Pensemos em apenas uma consequência nefasta que pode surgir disso. Supondo que um velhaco queira comprar hoje uma vaga no Parlamento, enfrentará pelo menos a dificuldade de pagar a milhares de eleitores. É um freio considerável para a desonestidade. No caso da lista fechada, o mesmo pulha precisará molhar a mão apenas a uns poucos burocratas partidários.

Mas não é só. Imagine o tal PSD, o “partido” que Kassab está montando. Ninguém sabe o que defende. O agrupamento não tem estatuto, programa e se orgulha de não ter ideologia. É um mero cartório para registro de candidaturas. Como o eleitor poderá votar em partidos assim, confiando na lista que organizarão?

Outro bode é o tal financiamento público de campanha. O PT insiste nisso e não poderia estar mais errado. Além de elevar o tamanho da conta que pagamos com nossos impostos, o sistema não impede nenhum chuncho, ao contrário do que se diz. Como afirma o pessoal da ONG Transparência Brasil, os candidatos continuarão interessados em receber e as empresas (pelo menos as que gostam de fazer lobby) continuarão tendo muito interesse em pagar.

A diferença entre o financiamento público e o sistema atual é que na proposta dos senadores o único caixa existente é o caixa 2. A opção da legalidade é eliminada: e quem quiser traçar as relações entre interesses públicos e privados não terá mais as doações oficiais como base. Estaremos todos no mato sem cachorro.

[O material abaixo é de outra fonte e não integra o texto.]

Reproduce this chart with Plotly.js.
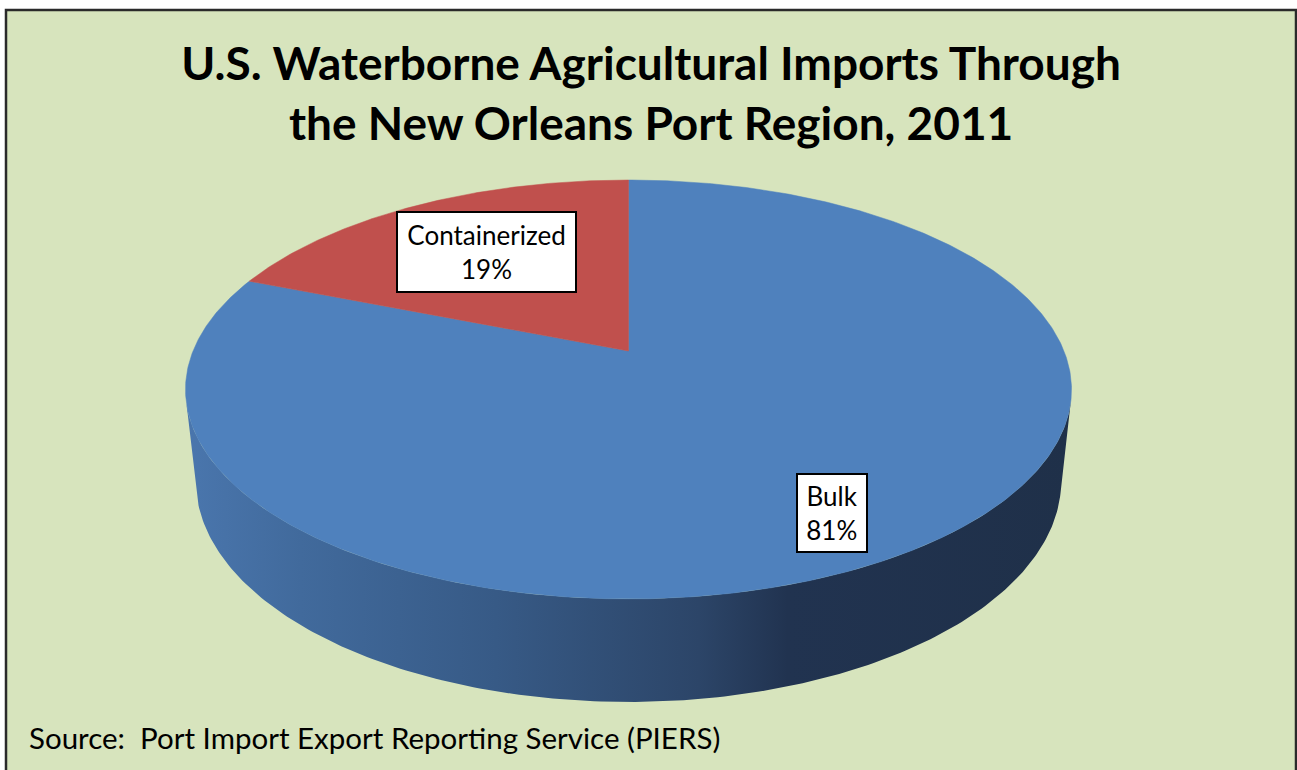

Por fim, os senadores ainda propuseram o bode mais estranho de todos. Aquele que prevê que 50% das candidaturas, nem mais nem menos, terão de ser de mulheres. A ideia de promover a igualdade de oportunidades é interessante. Mas dar chances iguais é bem diferente de obrigar as pessoas a se candidatar só porque deu na telha de alguém que qualquer diferença numérica reflete preconceito.

Os senadores têm nas mãos a chance de fazer nossa vida política melhor. Se quiserem desperdiçá-la, será de lamentar. Mas, como diz outra pérola da sabedoria popular, se não quiserem ajudar, pelo menos que não atrapalhem.